Kurz nachdem er sich entschieden hatte, den Tee weiterhin stehen zu lassen, wusste er wieder, was ihn diesmal geweckt hatte. Es waren Schritte im Raum nebenan gewesen, Schritte, die er inzwischen kannte: die watschelnden der dicklichen Frau und die des dünnen, rotnäsigen jungen Mannes, der ihn und Micha ausgeknockt hatte. Sie schienen zu Frais’ engsten Vertrauten zu gehören. Wenn sie sich im Zimmer nebenan aufhielten, wusste Eric immer, was das bedeutete: Sie versuchten, an Informationen zu gelangen.

Auch diesmal hatten sie damit keinen Erfolg.

Eric hörte Micha heiser schreien: »Eher beiße ich mir die Zunge ab, ihr Wichser!!«

Danach war es wieder gespenstisch still.

Wenn sie mit ihm durch sind, dachte Eric, bin ich dran. Wenn er nicht redet, hat er keinen Wert für sie, also werden sie ihn einfach verhungern lassen und sich dann mich vornehmen. Ob ich irgendwas tun kann? Der Gedanke kam ihm ganz plötzlich. Ob sie ihm Blut geben, wenn ich rede? Aber was sollte er ihnen erzählen? Die Wahrheit verbot sich von selbst. Wie viel wussten sie überhaupt? Ohne das zu wissen, konnte man ihnen nichts vorspinnen. Und außerdem: Wenn Eric jetzt nachgab, untergrub er damit den heldenhaften Widerstand, den Micha Frais und seiner Bande entgegensetzte, und machte ihn sinnlos. Dann wäre das Leid umsonst gewesen …

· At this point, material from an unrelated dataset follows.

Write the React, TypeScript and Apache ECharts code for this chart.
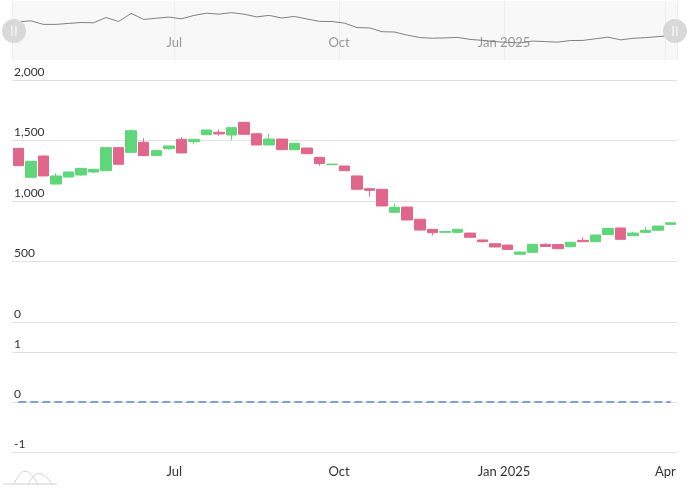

Einmal mehr hatte Eric das Gefühl, in Hoffnungslosigkeit zu ertrinken. Es gab keine Chance, hier herauszukommen – nicht als Mensch. Würden die anderen ihn und Micha überhaupt vermissen? Würden sie sie suchen? Konnten sie das überhaupt, wenn kein Hyperborea verfügbar war?

Plötzlich musste er mit aller Kraft eine ihn überwältigende Verzweiflung niederringen. Sie schlang sich um seine Brust wie eine Drahtschlinge, ein eisernes Band, aus dem es kein Entkommen gab. Er musste heftig durch den Mund atmen, weil er plötzlich das Gefühl hatte, keine Luft zu bekommen.

Dann trat plötzlich ganz leise jemand in den Raum. »Eric?«

Der Augenblick gefror.

Eric starrte die schlanke, dunkelhaarige Frau an. Er wollte seinen Augen nicht trauen. »Silke?« Er konnte das Wort selbst kaum verstehen. Sein Hals war ganz trocken, weil er so lange nicht gesprochen hatte.

Frau Schmitt hob ihren langen Zeigefinger an die Lippen. »Bleib ruhig, Eric. Ich sorge dafür, dass du hier rauskommst.« Dann zog sie sich wieder auf Zehenspitzen zurück.

»Silke, warte – …«, krächzte er, doch sie warf ihm einen warnenden Blick zu, der sofort wieder weich wurde.

»Pssst. Alles wird gut«, versprach sie flüsternd. Und verschwand.